Sam And Saundra’s Year Long Adventure – Part 168
Alaska
8/13/09-8/15/08 -
Salmon Glacier, near Hyder, Alaska
| Wide Spot |
We head up the narrow, gravel road that goes to the Wildlife
Viewing Area – but this time, we pass it.
We are in search of Salmon Glacier.
We know it is in this direction, but since we took our information books
out of Brutus (and we do not tend to check them too closely anyway) that is all
we know. We drive up. We drive up a narrow, windy gravel road. We drive up a narrow, windy road that has no
shoulders. I like shoulders. This narrow, windy, gravel road with no
shoulders soon has nothing to one side of it.

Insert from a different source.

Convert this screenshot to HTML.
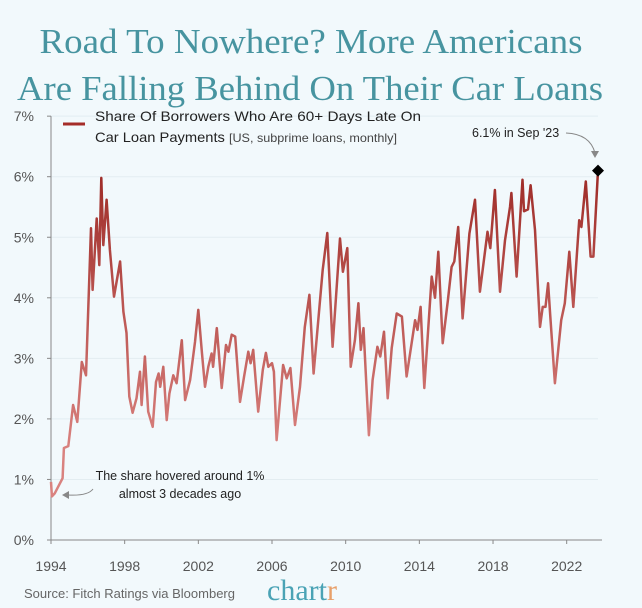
<!DOCTYPE html>
<html><head><meta charset="utf-8"><style>
body{margin:0;background:#f2f9fc;}
svg{display:block;font-family:"Liberation Sans",sans-serif;}
</style></head><body>
<svg id="chart" width="642" height="608" viewBox="0 0 642 608">
<rect width="642" height="608" fill="#f2f9fc"/>
<defs>
<linearGradient id="lg" gradientUnits="userSpaceOnUse" x1="0" y1="170" x2="0" y2="450">
<stop offset="0" stop-color="#9e2b27"/><stop offset="1" stop-color="#d9827f"/>
</linearGradient>
</defs>
<g fill="#4794a0" font-family="'Liberation Serif',serif" font-size="35" text-anchor="middle">
<text x="311" y="53" textLength="543" lengthAdjust="spacingAndGlyphs">Road To Nowhere? More Americans</text>
<text x="310" y="100" textLength="586" lengthAdjust="spacingAndGlyphs">Are Falling Behind On Their Car Loans</text>
</g>
<g id="grid"></g>
<g id="yaxis"></g>
<g id="xaxis"></g>
<path id="series" fill="none" stroke="url(#lg)" stroke-width="2.5" stroke-linejoin="round"/>
<g>
<line x1="63" y1="124" x2="85" y2="124" stroke="#a52d29" stroke-width="3"/>
<text x="95" y="121" font-size="14" fill="#222" textLength="326" lengthAdjust="spacingAndGlyphs">Share Of Borrowers Who Are 60+ Days Late On</text>
<text x="95" y="142" font-size="14" fill="#222" textLength="302" lengthAdjust="spacingAndGlyphs">Car Loan Payments <tspan font-size="12" fill="#444">[US, subprime loans, monthly]</tspan></text>
</g>
<g>
<text x="472" y="137" font-size="12.5" fill="#222">6.1% in Sep '23</text>
<path d="M566 133 Q590 134 595 153" fill="none" stroke="#888" stroke-width="1"/>
<path d="M591 151 L599 151 L595 158 Z" fill="#888"/>
<path id="marker" fill="#000"/>
</g>
<g font-size="12.5" fill="#222" text-anchor="middle">
<text x="180" y="480">The share hovered around 1%</text>
<text x="180" y="498">almost 3 decades ago</text>
<path d="M93 489 Q88 496 68 495" fill="none" stroke="#888" stroke-width="1"/>
<path d="M62 495 L69 491 L69 499 Z" fill="#888"/>
</g>
<text x="24" y="598" font-size="13" fill="#666">Source: Fitch Ratings via Bloomberg</text>
<text x="267" y="600" font-size="30" font-family="'Liberation Serif',serif" fill="#4aa3b5">chart<tspan fill="#e8a06a">r</tspan></text>
</svg>
<script>
const yTicks=[0,1,2,3,4,5,6,7];
const xTicks=[1994,1998,2002,2006,2010,2014,2018,2022];
const years=[1994.0,1994.05,1994.2,1994.63,1994.7,1994.94,1995.2,1995.43,1995.67,1995.9,1996.17,1996.26,1996.48,1996.62,1996.73,1996.84,1997.02,1997.2,1997.42,1997.75,1997.93,1998.1,1998.25,1998.43,1998.64,1998.83,1998.92,1999.1,1999.28,1999.52,1999.7,1999.84,1999.93,2000.1,2000.28,2000.43,2000.64,2000.82,2001.1,2001.28,2001.55,2001.82,2002.0,2002.2,2002.36,2002.54,2002.72,2002.8,2003.0,2003.27,2003.5,2003.63,2003.81,2004.0,2004.26,2004.48,2004.71,2004.84,2004.98,2005.25,2005.5,2005.67,2005.8,2006.0,2006.1,2006.25,2006.6,2006.8,2007.0,2007.25,2007.52,2007.78,2008.03,2008.26,2008.75,2009.0,2009.29,2009.69,2009.85,2010.09,2010.27,2010.5,2010.69,2010.82,2010.97,2011.26,2011.46,2011.72,2011.88,2012.08,2012.28,2012.5,2012.77,2013.05,2013.31,2013.77,2013.9,2014.07,2014.27,2014.67,2014.85,2015.03,2015.27,2015.55,2015.75,2015.9,2016.11,2016.35,2016.72,2017.02,2017.29,2017.7,2017.85,2018.1,2018.38,2018.65,2018.92,2019.0,2019.28,2019.6,2019.68,2019.9,2020.04,2020.28,2020.55,2020.7,2020.85,2020.99,2021.1,2021.36,2021.55,2021.7,2021.9,2022.14,2022.36,2022.68,2022.8,2023.04,2023.3,2023.45,2023.7];
const values=[0.96,0.72,0.77,1.02,1.52,1.55,2.23,1.95,2.94,2.72,5.15,4.13,5.31,4.54,5.98,4.87,5.62,4.79,4.02,4.6,3.77,3.42,2.37,2.1,2.34,2.78,2.23,3.03,2.12,1.87,2.61,2.75,2.53,2.86,1.98,2.42,2.72,2.59,3.3,2.31,2.64,3.27,3.8,3.08,2.53,2.86,3.08,2.86,3.5,2.51,3.22,3.11,3.39,3.36,2.28,2.69,3.11,2.92,3.14,2.12,2.81,3.09,2.86,2.92,2.78,1.65,2.89,2.67,2.84,1.9,2.53,3.52,4.05,2.75,4.46,5.07,3.19,4.98,4.43,4.82,2.86,3.3,3.91,3.14,3.5,1.73,2.64,3.19,3.03,3.44,2.34,3.17,3.74,3.69,2.7,3.63,3.47,3.85,2.51,4.35,4.0,4.76,3.25,3.96,4.51,4.6,5.17,3.66,5.06,5.62,4.1,5.09,4.82,5.78,4.1,4.95,5.5,5.73,4.35,5.95,5.43,5.46,5.86,5.12,3.52,3.85,3.85,4.24,3.74,2.59,3.17,3.63,3.91,4.76,3.85,5.28,5.17,5.92,4.68,4.68,6.1];
const X0=51,X1=598,Y0=540,PX=(X1-X0)/(2023.7-1994);
const xs=y=>X0+(y-1994)*PX, ys=v=>Y0-v*60.55;
const NS="http://www.w3.org/2000/svg";
const grid=document.getElementById('grid'),ya=document.getElementById('yaxis'),xa=document.getElementById('xaxis');
yTicks.forEach(t=>{
  if(t>0){const l=document.createElementNS(NS,'line');
  
  
  l.setAttribute('x1',X0);l.setAttribute('x2',X1);l.setAttribute('y1',ys(t));l.setAttribute('y2',ys(t));
  l.setAttribute('stroke','#e3edf1');l.setAttribute('stroke-width','1');grid.appendChild(l);}
  const tk=document.createElementNS(NS,'line');
  
  
  tk.setAttribute('x1',X0-4);tk.setAttribute('x2',X0);tk.setAttribute('y1',ys(t));tk.setAttribute('y2',ys(t));
  tk.setAttribute('stroke','#888');ya.appendChild(tk);
  const tx=document.createElementNS(NS,'text');
  
  
  tx.setAttribute('x',34);tx.setAttribute('y',ys(t)+5);tx.setAttribute('text-anchor','end');
  tx.setAttribute('font-size','14');tx.setAttribute('fill','#555');tx.textContent=t+'%';ya.appendChild(tx);
});
const yl=document.createElementNS(NS,'line');


yl.setAttribute('x1',X0);yl.setAttribute('x2',X0);yl.setAttribute('y1',ys(7));yl.setAttribute('y2',Y0);yl.setAttribute('stroke','#888');ya.appendChild(yl);
const xl=document.createElementNS(NS,'line');


xl.setAttribute('x1',X0);xl.setAttribute('x2',X1+4);xl.setAttribute('y1',Y0);xl.setAttribute('y2',Y0);xl.setAttribute('stroke','#888');xa.appendChild(xl);
xTicks.forEach(t=>{
  const tk=document.createElementNS(NS,'line');
  
  
  tk.setAttribute('x1',xs(t));tk.setAttribute('x2',xs(t));tk.setAttribute('y1',Y0);tk.setAttribute('y2',Y0+4);tk.setAttribute('stroke','#888');xa.appendChild(tk);
  const tx=document.createElementNS(NS,'text');
  
  
  tx.setAttribute('x',xs(t));tx.setAttribute('y',Y0+31);tx.setAttribute('text-anchor','middle');
  tx.setAttribute('font-size','14');tx.setAttribute('fill','#555');tx.textContent=t;xa.appendChild(tx);
});
document.getElementById('series').setAttribute('d',years.map((y,i)=>(i?'L':'M')+xs(y).toFixed(1)+' '+ys(values[i]).toFixed(1)).join(''));
const lx=xs(years[years.length-1]),ly=ys(values[values.length-1]);
document.getElementById('marker').setAttribute('d',`M${lx} ${ly-6}L${lx+6} ${ly}L${lx} ${ly+6}L${lx-6} ${ly}Z`);
</script>
</body></html>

I am not ready for this. I close
my eyes. If I happen to open them, I do
not look for vehicles coming the other direction. No, I want Sam to have good
hearing in the years to come. Instead,
if I have to peek, I look up the sheer cliffs on my side. Alpine grassy areas can be glimpsed if I look
high enough, past all the crumbly looking rock at my side of the road. I close my eyes a lot. When Sam is able to find wide spots, he pulls
over so I can look. WOW!
| Salmon Glacier Climbing Mountain Range |
Even though Sam offers to turn around, I tell him I want to
go on. The Salmon Glacier has started.
It looks like a river or in some places the ice is so full of ground up
mountain mass, that it looks like land.
It is amazing. On and up it goes
as we edge along the side of it, going up with it. You would think that with the number of tourists
that must come up this way, that this road would be a freeway. I think that probably the inaccessible
wilderness part, the great masses of snow, plus the perma-frost and all that
gibberish, keeps this road and the view of this glacier, a unique
experience. Imagine seeing a glacier
below you. The glacier looks like it is climbing the mountain range. Very long
and wide, it rises and swooshes into a turn, up and away from the road onto a
mountain range. Viewed from the rest
stop just before ‘summit’, the grandeur cannot be ignored. Insignificant ones like us, can begin to
unfurl our clinched fists and breath a few moments without fear of slipping down onto or into the
glacier from above. It is vast. The crevices are vast. Everything about this
is vast. Take a good camera, food/water,
binoculars and blinders (if you are not the driver), to make this trip more enjoyable. Be amazed!